_Exercise directions:_ Filter the records below for the word "file". Copy each line that holds it.

_Stored rows:_
————————

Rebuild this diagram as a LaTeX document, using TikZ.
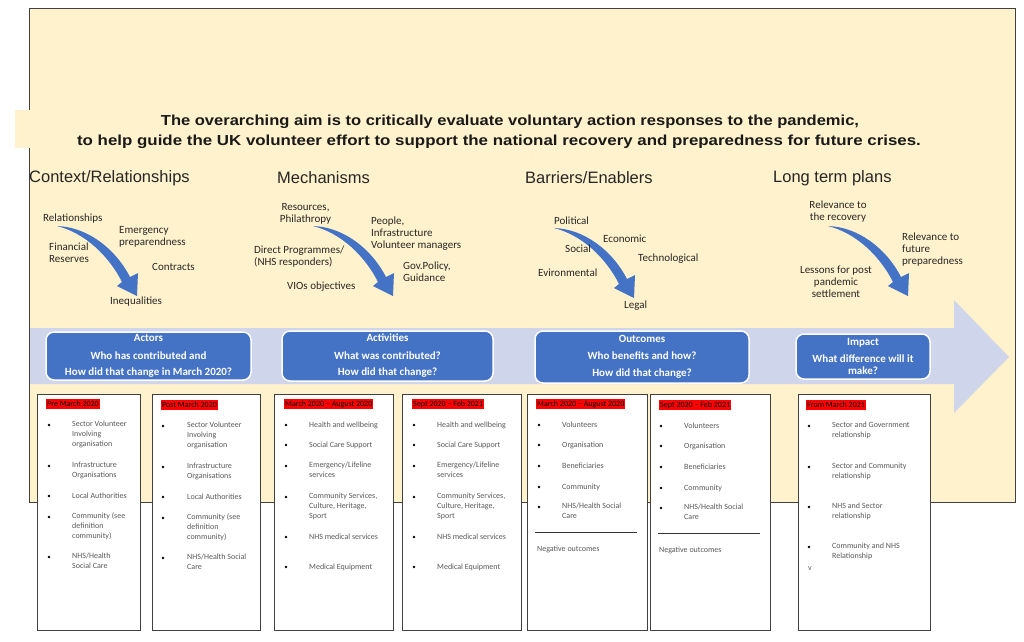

————————

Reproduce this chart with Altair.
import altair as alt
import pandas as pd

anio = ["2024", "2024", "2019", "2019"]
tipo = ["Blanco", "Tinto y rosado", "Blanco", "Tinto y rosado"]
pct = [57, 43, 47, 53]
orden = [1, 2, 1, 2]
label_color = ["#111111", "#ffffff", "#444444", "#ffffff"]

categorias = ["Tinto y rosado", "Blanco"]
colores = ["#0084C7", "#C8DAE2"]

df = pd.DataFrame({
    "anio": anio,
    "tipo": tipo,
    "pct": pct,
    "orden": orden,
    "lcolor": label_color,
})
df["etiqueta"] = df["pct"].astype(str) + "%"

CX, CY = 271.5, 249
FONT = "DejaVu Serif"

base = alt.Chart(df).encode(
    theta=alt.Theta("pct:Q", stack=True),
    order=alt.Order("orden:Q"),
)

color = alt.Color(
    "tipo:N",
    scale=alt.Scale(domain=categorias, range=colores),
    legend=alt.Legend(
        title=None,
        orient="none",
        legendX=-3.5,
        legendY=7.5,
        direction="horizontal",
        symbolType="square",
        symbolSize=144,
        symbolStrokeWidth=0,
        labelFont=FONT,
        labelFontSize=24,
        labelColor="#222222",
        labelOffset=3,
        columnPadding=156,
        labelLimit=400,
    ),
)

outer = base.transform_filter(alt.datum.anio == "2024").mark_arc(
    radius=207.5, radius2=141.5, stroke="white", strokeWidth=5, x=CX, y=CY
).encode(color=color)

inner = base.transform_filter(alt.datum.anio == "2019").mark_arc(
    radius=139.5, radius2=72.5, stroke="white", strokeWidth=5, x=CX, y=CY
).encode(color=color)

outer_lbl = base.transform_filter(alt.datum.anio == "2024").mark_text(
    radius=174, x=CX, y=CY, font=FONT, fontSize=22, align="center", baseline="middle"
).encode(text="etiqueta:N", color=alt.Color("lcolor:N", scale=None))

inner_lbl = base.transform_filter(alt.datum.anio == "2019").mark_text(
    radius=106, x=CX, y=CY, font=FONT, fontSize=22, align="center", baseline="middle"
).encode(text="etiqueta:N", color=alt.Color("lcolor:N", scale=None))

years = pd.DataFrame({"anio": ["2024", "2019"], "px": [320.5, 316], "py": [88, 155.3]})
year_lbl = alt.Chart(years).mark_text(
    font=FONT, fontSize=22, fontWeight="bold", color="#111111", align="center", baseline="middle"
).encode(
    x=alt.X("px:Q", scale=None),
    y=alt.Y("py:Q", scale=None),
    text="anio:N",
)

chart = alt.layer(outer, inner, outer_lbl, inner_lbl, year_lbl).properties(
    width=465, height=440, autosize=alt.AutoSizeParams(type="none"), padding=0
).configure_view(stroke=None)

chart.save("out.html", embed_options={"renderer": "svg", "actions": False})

————————

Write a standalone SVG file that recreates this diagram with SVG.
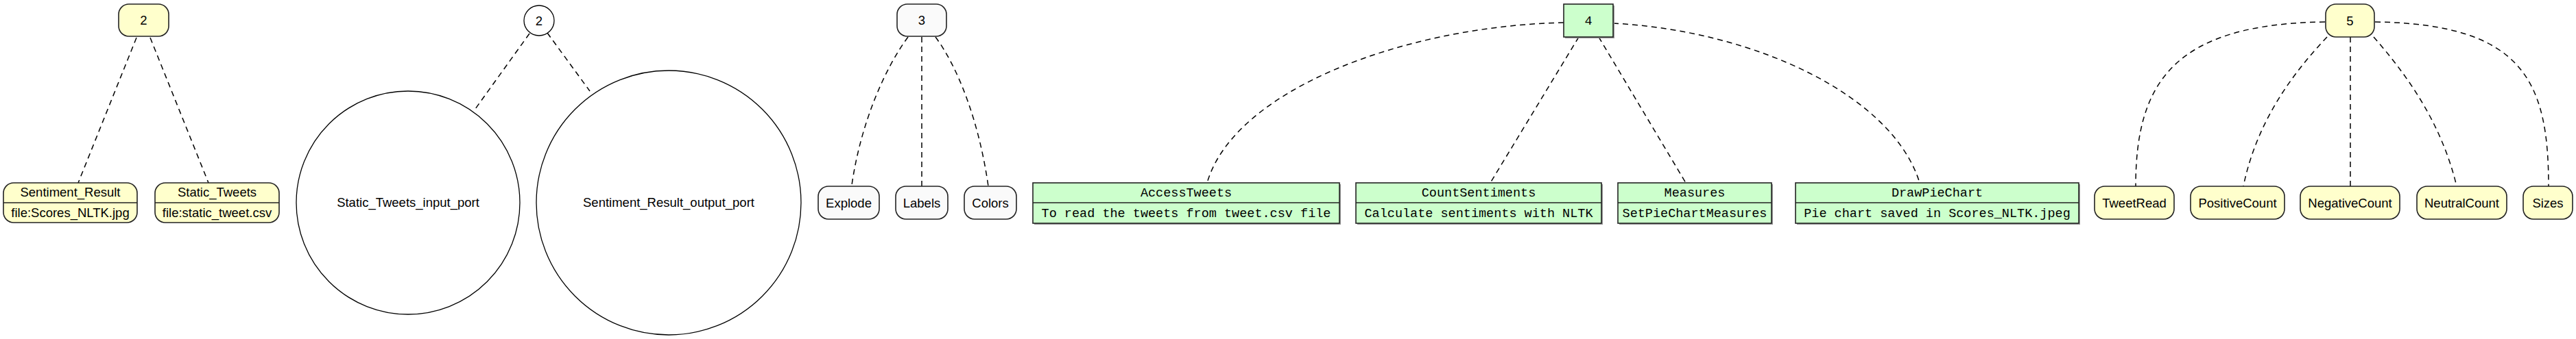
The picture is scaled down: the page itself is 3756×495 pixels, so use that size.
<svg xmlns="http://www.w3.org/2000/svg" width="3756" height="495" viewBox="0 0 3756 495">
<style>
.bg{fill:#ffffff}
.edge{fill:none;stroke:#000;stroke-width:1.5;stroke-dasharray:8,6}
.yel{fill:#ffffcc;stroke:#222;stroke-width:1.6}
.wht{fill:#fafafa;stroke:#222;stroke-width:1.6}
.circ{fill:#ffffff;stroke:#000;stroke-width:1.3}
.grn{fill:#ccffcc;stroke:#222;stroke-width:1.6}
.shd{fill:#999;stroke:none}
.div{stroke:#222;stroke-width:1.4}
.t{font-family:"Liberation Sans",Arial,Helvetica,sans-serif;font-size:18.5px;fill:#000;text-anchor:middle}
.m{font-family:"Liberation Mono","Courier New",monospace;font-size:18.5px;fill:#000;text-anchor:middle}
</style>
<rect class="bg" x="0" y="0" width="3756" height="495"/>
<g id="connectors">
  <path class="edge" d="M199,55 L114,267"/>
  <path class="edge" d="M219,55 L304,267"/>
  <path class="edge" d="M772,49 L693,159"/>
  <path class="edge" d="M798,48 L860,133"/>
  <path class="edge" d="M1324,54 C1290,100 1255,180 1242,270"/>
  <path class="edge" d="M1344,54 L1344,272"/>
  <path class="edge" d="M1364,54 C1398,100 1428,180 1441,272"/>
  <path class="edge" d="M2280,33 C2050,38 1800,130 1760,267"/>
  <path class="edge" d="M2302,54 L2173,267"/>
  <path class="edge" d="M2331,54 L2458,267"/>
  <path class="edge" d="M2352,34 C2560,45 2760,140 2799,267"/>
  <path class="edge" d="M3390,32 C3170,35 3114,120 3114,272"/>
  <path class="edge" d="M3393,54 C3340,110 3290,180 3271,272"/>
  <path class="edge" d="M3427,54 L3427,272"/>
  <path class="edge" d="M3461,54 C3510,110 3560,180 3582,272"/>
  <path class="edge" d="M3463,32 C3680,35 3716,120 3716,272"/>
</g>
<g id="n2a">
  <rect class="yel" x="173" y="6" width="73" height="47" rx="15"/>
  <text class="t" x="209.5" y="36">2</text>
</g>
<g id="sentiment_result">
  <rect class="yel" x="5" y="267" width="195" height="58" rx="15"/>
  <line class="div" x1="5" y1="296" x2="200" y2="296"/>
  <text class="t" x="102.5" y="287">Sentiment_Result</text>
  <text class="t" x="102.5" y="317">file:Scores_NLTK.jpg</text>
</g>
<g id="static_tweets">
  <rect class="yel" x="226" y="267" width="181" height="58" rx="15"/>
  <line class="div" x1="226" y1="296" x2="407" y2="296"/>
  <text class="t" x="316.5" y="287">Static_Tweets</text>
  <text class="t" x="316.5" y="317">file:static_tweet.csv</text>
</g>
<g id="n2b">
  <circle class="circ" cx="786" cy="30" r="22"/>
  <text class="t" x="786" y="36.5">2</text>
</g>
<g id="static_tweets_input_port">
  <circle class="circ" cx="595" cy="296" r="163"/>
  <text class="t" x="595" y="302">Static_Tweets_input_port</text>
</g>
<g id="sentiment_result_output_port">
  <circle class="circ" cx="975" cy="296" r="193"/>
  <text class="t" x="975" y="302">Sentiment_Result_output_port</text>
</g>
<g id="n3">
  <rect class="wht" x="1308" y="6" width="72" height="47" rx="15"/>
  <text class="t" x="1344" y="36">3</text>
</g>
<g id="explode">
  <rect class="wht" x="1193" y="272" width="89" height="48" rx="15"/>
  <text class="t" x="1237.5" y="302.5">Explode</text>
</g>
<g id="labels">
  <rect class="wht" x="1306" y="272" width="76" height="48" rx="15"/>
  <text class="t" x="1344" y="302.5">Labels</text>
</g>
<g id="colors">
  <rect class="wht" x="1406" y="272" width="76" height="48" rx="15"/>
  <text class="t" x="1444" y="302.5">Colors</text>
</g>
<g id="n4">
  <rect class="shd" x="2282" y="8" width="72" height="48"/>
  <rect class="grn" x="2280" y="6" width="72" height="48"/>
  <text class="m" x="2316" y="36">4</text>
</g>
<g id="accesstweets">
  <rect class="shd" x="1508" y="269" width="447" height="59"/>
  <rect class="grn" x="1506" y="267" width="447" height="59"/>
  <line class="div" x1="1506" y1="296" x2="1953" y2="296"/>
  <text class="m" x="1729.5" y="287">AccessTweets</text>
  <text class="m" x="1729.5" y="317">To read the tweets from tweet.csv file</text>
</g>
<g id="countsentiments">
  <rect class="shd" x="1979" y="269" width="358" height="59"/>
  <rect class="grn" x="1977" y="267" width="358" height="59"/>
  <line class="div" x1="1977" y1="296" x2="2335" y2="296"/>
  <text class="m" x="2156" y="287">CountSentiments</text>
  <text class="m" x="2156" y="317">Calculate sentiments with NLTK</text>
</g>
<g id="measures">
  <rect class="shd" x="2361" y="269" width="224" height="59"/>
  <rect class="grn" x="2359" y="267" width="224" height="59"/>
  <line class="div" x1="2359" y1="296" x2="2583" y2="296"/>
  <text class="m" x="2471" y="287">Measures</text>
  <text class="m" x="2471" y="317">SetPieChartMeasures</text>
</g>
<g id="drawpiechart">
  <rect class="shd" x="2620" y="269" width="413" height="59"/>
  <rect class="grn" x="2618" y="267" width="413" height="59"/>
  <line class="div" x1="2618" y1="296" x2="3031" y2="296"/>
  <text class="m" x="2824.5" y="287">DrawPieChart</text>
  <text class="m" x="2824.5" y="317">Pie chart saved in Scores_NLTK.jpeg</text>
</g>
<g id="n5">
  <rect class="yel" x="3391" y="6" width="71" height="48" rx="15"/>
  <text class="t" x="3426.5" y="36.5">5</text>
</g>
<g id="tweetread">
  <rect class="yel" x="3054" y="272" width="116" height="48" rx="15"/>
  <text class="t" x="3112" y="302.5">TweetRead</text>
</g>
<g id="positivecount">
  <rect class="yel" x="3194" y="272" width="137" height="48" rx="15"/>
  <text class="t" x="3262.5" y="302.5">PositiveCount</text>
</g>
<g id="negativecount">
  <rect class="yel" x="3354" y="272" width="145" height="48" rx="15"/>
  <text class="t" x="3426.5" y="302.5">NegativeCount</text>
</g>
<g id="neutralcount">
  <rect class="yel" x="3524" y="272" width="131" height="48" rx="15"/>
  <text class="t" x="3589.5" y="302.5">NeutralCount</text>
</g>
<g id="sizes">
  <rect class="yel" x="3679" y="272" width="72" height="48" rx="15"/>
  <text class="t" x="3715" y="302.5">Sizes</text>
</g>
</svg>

————————

_Full answer:_
Write a standalone SVG file that recreates this diagram with SVG.
  <text class="t" x="102.5" y="317">file:Scores_NLTK.jpg</text>
  <text class="t" x="316.5" y="317">file:static_tweet.csv</text>
  <text class="m" x="1729.5" y="317">To read the tweets from tweet.csv file</text>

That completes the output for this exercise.